Terminamos con una cita, un tanto larga, tomada del Pseudo-Dionisio Aeropagita (VI siglo). Es acerca de la comunicación hecha con humildad y amor:
«No consideres victoria el usar la violencia contra una forma de culto o una opinión. No es que por haber confutado inapelablemente a otro, sólo por eso, tu posición sea ya buena...». Tu posición no es de suyo correcta, porque hayas confutado al otro, porque le hayas derrotado. Eso no es aún la verdad. «Si me permites darte un consejo, haz así: Cesa de polemizar contra los otros y háblales de la verdad en modo tal que todo lo dicho sea inatacable...». Aquí tenemos la parte de la seriedad y de la preparación. Debe presentarse de manera rigurosa el contenido del mensaje. «Tengo la conciencia —prosigue el texto— de no haber polemizado nunca contra griegos u otra gente, pues creo que es suficiente, para hombres honestos, poder conocer y exponer lo verdadero en sí mismo...». Estamos en la otra parte, la de la humildad, que nace del amor, del convencimiento, como decía Galileo, de que «los hombres saben poquísimo; alguno sabe un poquito más; quien lo sabe todo es solamente Dios». Por ello concluye el Pseudo-Dionisio: «Cada uno dice poseer la moneda regia (de la verdad), pero en realidad quizás tenga apenas una imagen engañosa de una partecita de la verdad».
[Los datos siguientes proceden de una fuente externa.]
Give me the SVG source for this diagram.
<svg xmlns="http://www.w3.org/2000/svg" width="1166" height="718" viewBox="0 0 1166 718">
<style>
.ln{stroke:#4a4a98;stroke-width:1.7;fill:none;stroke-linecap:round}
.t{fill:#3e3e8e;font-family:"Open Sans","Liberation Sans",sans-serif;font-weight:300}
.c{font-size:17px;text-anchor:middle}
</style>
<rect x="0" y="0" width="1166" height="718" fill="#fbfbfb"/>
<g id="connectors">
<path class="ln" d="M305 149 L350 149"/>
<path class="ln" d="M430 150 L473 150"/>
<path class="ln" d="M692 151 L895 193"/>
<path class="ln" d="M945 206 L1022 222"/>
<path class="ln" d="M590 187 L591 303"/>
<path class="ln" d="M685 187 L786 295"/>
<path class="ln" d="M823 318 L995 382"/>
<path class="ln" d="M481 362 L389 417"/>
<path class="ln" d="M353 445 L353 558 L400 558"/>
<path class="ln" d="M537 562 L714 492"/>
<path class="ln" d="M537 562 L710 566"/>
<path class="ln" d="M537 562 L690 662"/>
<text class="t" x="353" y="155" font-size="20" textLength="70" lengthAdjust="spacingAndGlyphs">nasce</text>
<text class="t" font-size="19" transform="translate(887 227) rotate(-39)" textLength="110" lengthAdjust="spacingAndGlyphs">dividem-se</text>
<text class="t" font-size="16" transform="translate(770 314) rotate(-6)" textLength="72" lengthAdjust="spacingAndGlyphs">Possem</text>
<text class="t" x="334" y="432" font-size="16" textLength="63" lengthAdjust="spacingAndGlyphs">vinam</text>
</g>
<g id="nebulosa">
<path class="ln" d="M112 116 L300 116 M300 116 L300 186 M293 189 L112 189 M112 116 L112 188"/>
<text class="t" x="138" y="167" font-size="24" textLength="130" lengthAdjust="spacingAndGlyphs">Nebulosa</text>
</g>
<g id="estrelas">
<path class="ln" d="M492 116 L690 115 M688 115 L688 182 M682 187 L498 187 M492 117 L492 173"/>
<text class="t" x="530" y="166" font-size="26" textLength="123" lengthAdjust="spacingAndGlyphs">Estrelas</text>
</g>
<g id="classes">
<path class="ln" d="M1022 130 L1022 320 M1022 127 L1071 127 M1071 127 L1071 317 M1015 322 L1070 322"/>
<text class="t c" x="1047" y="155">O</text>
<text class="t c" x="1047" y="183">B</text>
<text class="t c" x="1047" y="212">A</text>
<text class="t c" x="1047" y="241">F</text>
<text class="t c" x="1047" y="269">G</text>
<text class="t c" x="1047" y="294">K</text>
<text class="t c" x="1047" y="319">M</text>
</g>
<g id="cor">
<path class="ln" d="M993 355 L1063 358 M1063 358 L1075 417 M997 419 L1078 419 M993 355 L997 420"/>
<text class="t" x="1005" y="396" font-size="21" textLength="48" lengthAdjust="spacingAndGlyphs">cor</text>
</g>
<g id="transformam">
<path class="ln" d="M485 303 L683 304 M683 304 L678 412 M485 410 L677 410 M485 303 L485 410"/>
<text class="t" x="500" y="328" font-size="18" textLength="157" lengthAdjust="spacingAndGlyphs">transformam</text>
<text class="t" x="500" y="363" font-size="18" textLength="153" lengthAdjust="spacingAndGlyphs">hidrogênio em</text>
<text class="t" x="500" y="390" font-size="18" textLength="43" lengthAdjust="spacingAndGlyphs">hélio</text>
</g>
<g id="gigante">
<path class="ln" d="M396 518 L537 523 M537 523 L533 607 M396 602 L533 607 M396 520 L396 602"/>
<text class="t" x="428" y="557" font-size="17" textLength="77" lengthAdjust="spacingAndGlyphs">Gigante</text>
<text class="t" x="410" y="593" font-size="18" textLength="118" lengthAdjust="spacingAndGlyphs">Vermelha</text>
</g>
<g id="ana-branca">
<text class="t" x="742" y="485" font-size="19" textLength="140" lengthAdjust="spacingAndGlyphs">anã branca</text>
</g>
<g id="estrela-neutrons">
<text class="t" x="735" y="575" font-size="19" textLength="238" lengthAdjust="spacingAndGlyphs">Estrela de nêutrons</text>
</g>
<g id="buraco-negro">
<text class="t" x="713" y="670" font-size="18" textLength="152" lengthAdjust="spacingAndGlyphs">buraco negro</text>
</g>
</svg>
Sí, tenemos una imagen engañosa inclusive de una partecita de la verdad. Esta declaración un tanto paradójica está dicha para hacernos saber siempre que nuestro conocimiento es como decía la antigua tradición greco-cristiana: «La verdad es como una piedra preciosa: tiene mil caras: tú logras ver sólo algunas, sólo Dios las ve todas».
Con este espíritu, nuestra enseñanza será cada vez más respetuosa, pues toda la verdad sólo Dios la posee.